Hakkımızı helal etmiyoruz
Cumhurbaşkanının cezaevlerindeki tutuklu gazetecilerle ilgili olarak Alman Die Zeit gazetesine verdiği “bilgi”lerdeki boşluk ve çelişkilerden birine dün dikkat çekmeye çalışmıştık.Bugün de bir...
Cumhurbaşkanının cezaevlerindeki tutuklu gazetecilerle ilgili olarak Alman Die Zeit gazetesine verdiği “bilgi”lerdeki boşluk ve çelişkilerden birine dün dikkat çekmeye çalışmıştık.
Bugün de bir diğer noktaya değinelim.
Erdoğan “mesleğini gazetecilik olarak beyan eden” diye bahsettiği 177 tutukludan 152’sinin “FETÖ darbe,” 3’ünün de “FETÖ paralel yapı suçu”ndan içeride olduklarını söylerken yine f.ö üzerinden bu tasnif ve ayrımı neye göre yapıyor?
Darbecilikle suçlananların gerçekten darbeci olup olmadıkları bahsini ayırarak, “darbe suçu”ndan söz etmenin bir mantığı var. Çünkü darbe hakikaten suç.
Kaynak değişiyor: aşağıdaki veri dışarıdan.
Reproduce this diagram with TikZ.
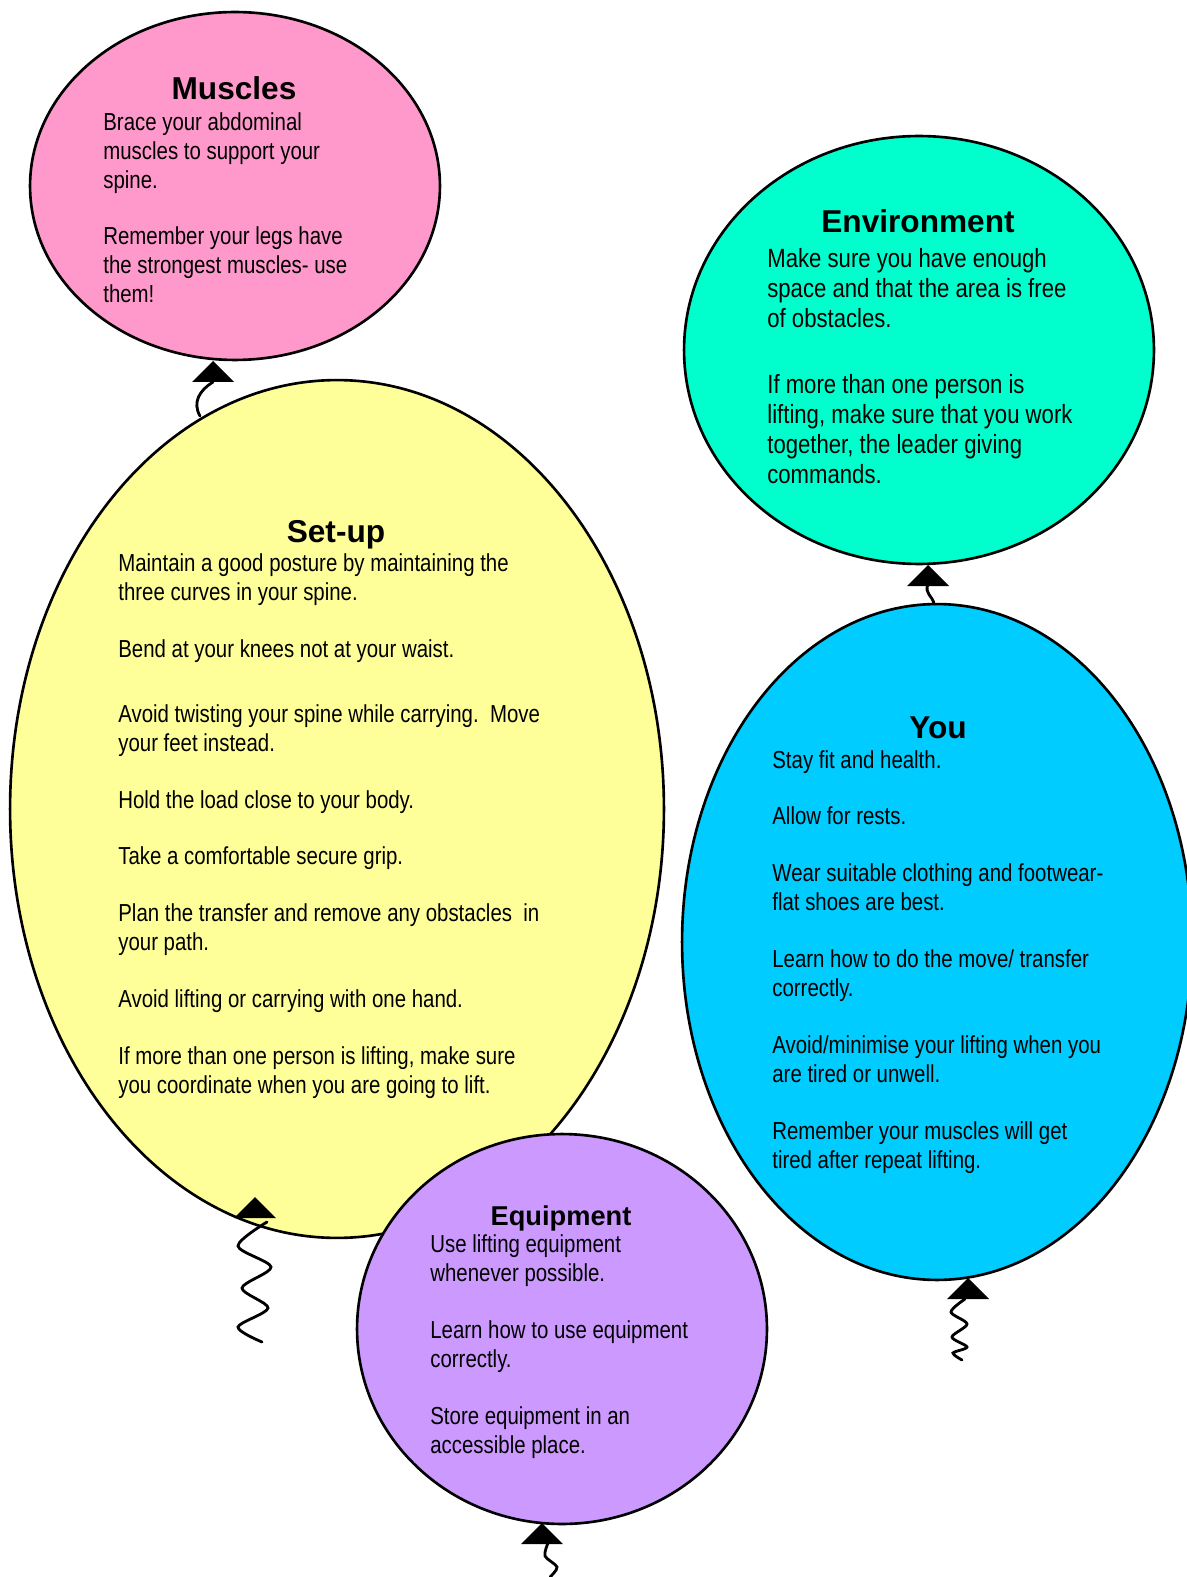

Peki, darbecilikle itham edilen gazeteciler için bu suçlama geçerli mi? Onun kararını mahkeme verecek. Ama bu ağır baskı altında vereceği karar ne derece âdil ve hukuka uygun olacak; tartışılır.
İşin bu yönünü başlı başına bir gündem olarak, şimdilik sadece kayda geçirerek diğer suçlamaya dönecek olursak:
Cumhurbaşkanının bahsettiği “FETÖ paralel yapı” suçu nedir? Neyin paraleli? Kanunlarda böyle bir suç var mı, varsa nerede? Tarifi, kriterleri ve cezası ne? Gazetecilerin “paralel yapı suçu”ndan tutuklu yargılanmalarının dayanağı ne?
Erdoğan’ın sayılarını 3 olarak ifade ettiği bu gazetecilerden biri herhalde bizim Nur olsa gerek. Israrla dikkate alınmayan ifade ve savunmalarında belirttiği ve bizim de teyid ettiğimiz üzere, fakülte 3. sınıfta tanıştığı Yeni Asya’ya mensubiyeti 3 yılı aşkındır kesintisiz devam ediyorken bir geceyarısı baskınıyla evinden alınıp 134 gündür içeride tutulan Nur’un “paralel yapı suçu”yla ne alâkası olabilir?!